Mr Nasrallah reacted in an extended televised speech on the indictments handed to the Lebanese authorities by the UN-backed Special Tribunal for Lebanon (STL) on Thursday. He particularly excoriated the Netherlands-based tribunal as politicised and being in the service of the United States and Israel.

He said that "in addition to the probe's lack of credibility, the investigators were corrupt, and justice cannot be served."

Mr Nasrallah accused foreign agents, particularly of the US Central Intelligence Agency, of being part of the STL and being on the team of the prosecutor Daniel Bellemare. The alleged agents were named in slick and dramatically produced video interludes.

Mr Nasrallah attacked the court and claimed that it did not investigate the possibility of Israeli involvement. He said that the investigation from the beginning was designed to "hit the reputation and the image of the resistance". Hizbollah describes itself as the resistance against Israel.

But he also urged Lebanon to remain calm and vowed to avoid strife over the issue. He said the timing of the indictments was meant to influence domestic Lebanese politics and bring down the new government, which is dominated by Hizbollah and its allies.

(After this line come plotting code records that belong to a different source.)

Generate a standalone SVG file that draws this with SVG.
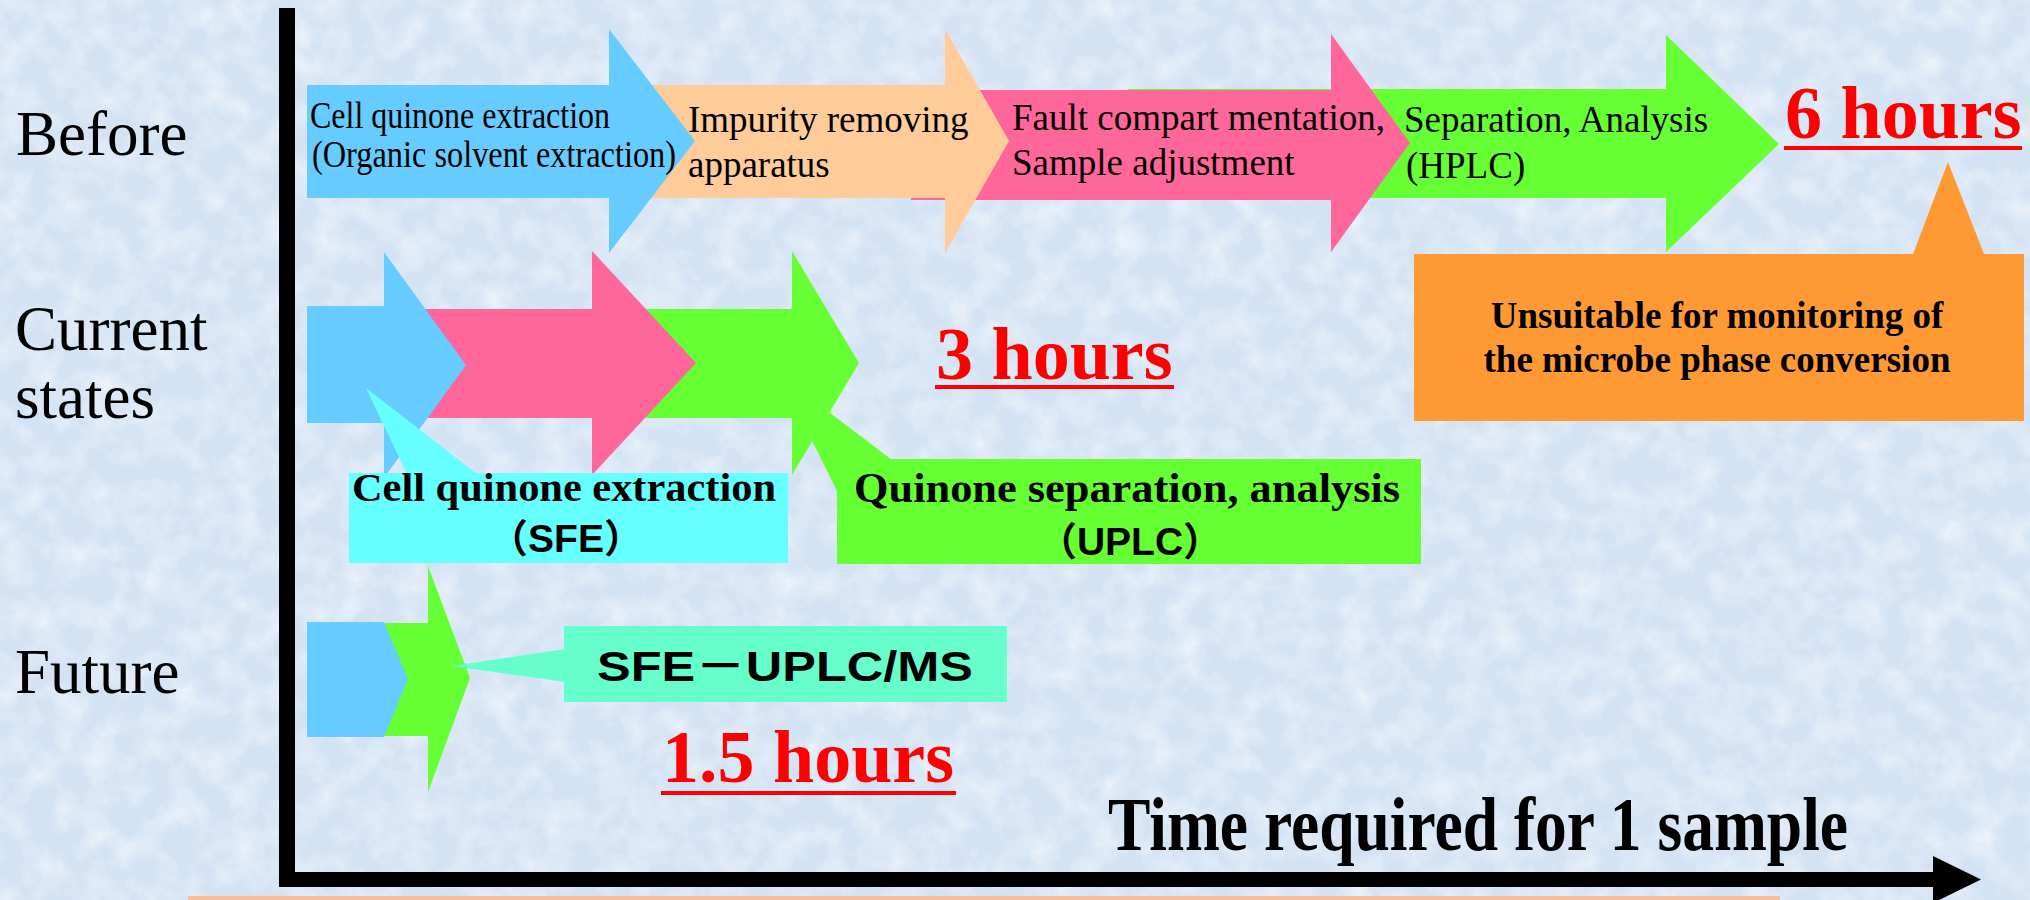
<svg xmlns="http://www.w3.org/2000/svg" width="2030" height="900" viewBox="0 0 2030 900">
  <defs>
    <filter id="tex" x="0" y="0" width="100%" height="100%">
      <feTurbulence type="fractalNoise" baseFrequency="0.035" numOctaves="4" seed="7" result="n"/>
      <feColorMatrix in="n" type="matrix" values="0 0 0 0 1  0 0 0 0 1  0 0 0 0 1  1.4 0 0 0 -0.55"/>
    </filter>
    <marker id="axisHead" viewBox="0 0 48 47" refX="2" refY="23.5" markerWidth="48" markerHeight="47" markerUnits="userSpaceOnUse" orient="auto">
      <path d="M0,0 L48,23.5 L0,47 Z" fill="#000"/>
    </marker>
  </defs>
  <style>
    .lbl { font-family: "Liberation Serif", "Times New Roman", serif; font-size: 63px; fill: #000; }
    .step { font-family: "Liberation Serif", "Times New Roman", serif; font-size: 37px; fill: #000; }
    .bold { font-family: "Liberation Serif", "Times New Roman", serif; font-weight: bold; fill: #000; }
    .sans { font-family: "Liberation Sans", "Noto Sans CJK JP", sans-serif; font-weight: bold; fill: #000; }
    .hours { font-family: "Liberation Serif", "Times New Roman", serif; font-weight: bold; font-size: 74px; fill: #FF0000; }
    .ul { fill: #FF0000; }
    .blue { fill: #66CCFF; }
    .peach { fill: #FFCC99; }
    .pink { fill: #FF6699; }
    .green { fill: #66FF33; }
    .orange { fill: #FF9933; }
    .cyan { fill: #66FFFF; }
    .mint { fill: #66FFCC; }
  </style>

  <rect x="0" y="0" width="2030" height="900" fill="#D4E3F4"/>
  <rect x="0" y="0" width="2030" height="900" filter="url(#tex)" opacity="0.75"/>
  <rect x="188" y="896" width="1592" height="4" fill="#F7C09C"/>

  <g id="row-labels">
    <text class="lbl" x="16" y="155">Before</text>
    <text class="lbl" x="15" y="350">Current</text>
    <text class="lbl" x="15" y="418">states</text>
    <text class="lbl" x="15" y="693">Future</text>
  </g>

  <g id="connectors">
    <rect x="279" y="8" width="16" height="879" fill="#000"/>
    <path d="M279,879.5 H1935" stroke="#000" stroke-width="15" fill="none" marker-end="url(#axisHead)"/>
  </g>

  <!-- Before row -->
  <g id="before-separation">
    <path class="green" d="M1128,89 H1666 V35 L1779,144 L1666,252 V198 H1128 Z"/>
    <text class="step" x="1404" y="132">Separation, Analysis</text>
    <text class="step" x="1406" y="178">(HPLC)</text>
  </g>
  <g id="before-fault">
    <path class="pink" d="M911,90 H1331 V34 L1410,143 L1331,252 V200 H911 Z"/>
    <text class="step" x="1012" y="130">Fault compart mentation,</text>
    <text class="step" x="1012" y="175">Sample adjustment</text>
  </g>
  <g id="before-impurity">
    <path class="peach" d="M640,85 H945 V29 L1009,141 L945,253 V198 H640 Z"/>
    <text class="step" x="688" y="132">Impurity removing</text>
    <text class="step" x="688" y="177">apparatus</text>
  </g>
  <g id="before-extraction">
    <path class="blue" d="M307,85 H609 V29 L695,141 L609,253 V198 H307 Z"/>
    <text class="step" x="310" y="128" font-size="32" textLength="300" lengthAdjust="spacingAndGlyphs">Cell quinone extraction</text>
    <text class="step" x="312" y="167" font-size="32" textLength="364" lengthAdjust="spacingAndGlyphs">(Organic solvent extraction)</text>
  </g>
  <g id="before-time">
    <text class="hours" x="1785" y="138">6 hours</text>
    <rect class="ul" x="1784" y="146" width="238" height="4"/>
  </g>
  <g id="callout-unsuitable">
    <path class="orange" d="M1414,254 H1913 L1948,162 L1984,254 H2024 V421 H1414 Z"/>
    <text class="bold" x="1717" y="328" font-size="37" text-anchor="middle">Unsuitable for monitoring of</text>
    <text class="bold" x="1717" y="372" font-size="37" text-anchor="middle">the microbe phase conversion</text>
  </g>

  <!-- Current row -->
  <g id="current-separation">
    <path class="green" d="M640,309 H792 V251 L859,363 L792,475 V418 H640 Z"/>
  </g>
  <g id="current-fault">
    <path class="pink" d="M420,309 H592 V251 L696,363 L592,475 V418 H420 Z"/>
  </g>
  <g id="current-extraction">
    <path class="blue" d="M307,306 H384 V252 L466,365 L384,478 V423 H307 Z"/>
  </g>
  <g id="callout-sfe">
    <polygon class="cyan" points="366,388 407,474 477,474"/>
    <rect class="cyan" x="349" y="473" width="439" height="90"/>
    <text class="bold" x="564" y="501" font-size="41" text-anchor="middle" textLength="424" lengthAdjust="spacingAndGlyphs">Cell quinone extraction</text>
    <text class="sans" x="566" y="552" font-size="39" text-anchor="middle">（SFE）</text>
  </g>
  <g id="callout-uplc">
    <polygon class="green" points="779,374 892,460 838,493"/>
    <rect class="green" x="837" y="459" width="584" height="105"/>
    <text class="bold" x="1127" y="502" font-size="42" text-anchor="middle" textLength="546" lengthAdjust="spacingAndGlyphs">Quinone separation, analysis</text>
    <text class="sans" x="1130" y="555" font-size="39" text-anchor="middle">（UPLC）</text>
  </g>
  <g id="current-time">
    <text class="hours" x="936" y="379">3 hours</text>
    <rect class="ul" x="935" y="385" width="239" height="4"/>
  </g>

  <!-- Future row -->
  <g id="future-analysis">
    <path class="green" d="M380,623 H428 V566 L470,678 L428,792 V736 H380 Z"/>
  </g>
  <g id="future-extraction">
    <path class="blue" d="M307,622 H384 L408,679 L384,737 H307 Z"/>
  </g>
  <g id="callout-sfe-uplc-ms">
    <polygon class="mint" points="451,666 565,649 565,682"/>
    <rect class="mint" x="564" y="626" width="443" height="76"/>
    <text class="sans" x="785" y="681" font-size="42" text-anchor="middle" textLength="376" lengthAdjust="spacingAndGlyphs">SFE－UPLC/MS</text>
  </g>
  <g id="future-time">
    <text class="hours" x="662" y="782">1.5 hours</text>
    <rect class="ul" x="661" y="791" width="295" height="4"/>
  </g>

  <g id="axis-label">
    <text class="bold" x="1108" y="850" font-size="76" textLength="740" lengthAdjust="spacingAndGlyphs">Time required for 1 sample</text>
  </g>
</svg>
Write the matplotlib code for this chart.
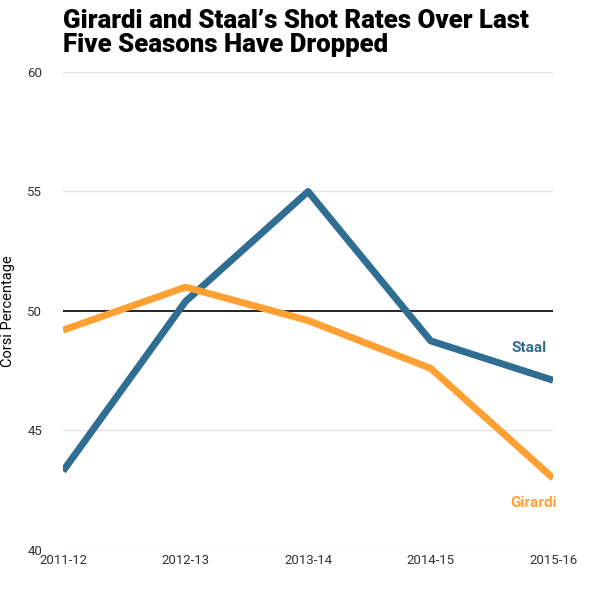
import matplotlib.pyplot as plt

seasons = ['2011-12', '2012-13', '2013-14', '2014-15', '2015-16']
staal = [43.3, 50.4, 55.0, 48.75, 47.1]
girardi = [49.2, 51.0, 49.6, 47.6, 43.0]
yticks = [40, 45, 50, 55, 60]

blue = '#2f6d92'
orange = '#ffa033'

fig = plt.figure(figsize=(6, 5.98), dpi=100)
ax = fig.add_axes([0.105, 0.0803, 0.817, 0.7993])

x = range(len(seasons))
for y in yticks:
    if y == 50:
        ax.axhline(y, color='black', lw=1.2, zorder=1)
    else:
        ax.axhline(y, color='#e3e3e3', lw=1, zorder=1)

ax.plot(x, staal, color=blue, lw=5, solid_capstyle='butt', zorder=3)
ax.plot(x, girardi, color=orange, lw=5, solid_capstyle='butt', zorder=3)

ax.text(3.80, 48.45, 'Staal', color=blue, fontsize=11, fontweight='bold',
        family='Roboto', ha='center', va='center')
ax.text(3.84, 41.97, 'Girardi', color=orange, fontsize=11, fontweight='bold',
        family='Roboto', ha='center', va='center')

ax.set_xlim(0, 4)
ax.set_ylim(40, 60)
ax.set_xticks(list(x))
ax.set_xticklabels(seasons, family='Roboto', fontsize=9.5, color='#333333')
ax.set_yticks(yticks)
ax.set_yticklabels([str(v) for v in yticks], family='Roboto', fontsize=9.5, color='#333333')
ax.tick_params(length=0)
ax.tick_params(axis='y', pad=15)
ax.tick_params(axis='x', pad=3)
for s in ax.spines.values():
    s.set_visible(False)

ax.set_ylabel('Corsi Percentage', family='Roboto', fontsize=10.5, color='black')
ax.yaxis.set_label_coords(-0.098, 0.5)

fig.text(0.105, 0.985, "Girardi and Staal\u2019s Shot Rates Over Last\nFive Seasons Have Dropped",
         family='Roboto', fontweight='black', fontsize=18.6, va='top', ha='left',
         linespacing=1.0)

fig.savefig('out.png', dpi=100)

Hizbollah helped bring down a national unity government headed by Mr Hariri's son, Saad, in January over the issue of co-operation with the STL. The indictments were issued just as the new government prepared itself for a vote of confidence.

Saad Hariri and his allies are urging the new government to arrest the suspects and hand them to the STL. They have also appealed to the international community to make sure that Lebanon meets its obligation to co-operate with the tribunal.

The UN and western countries have urged Lebanon's new government, which is dominated by Hizbollah and its allies, to honour the arrest warrants. But Hizbollah's allies, Iran and Syria, have dismissed the STL.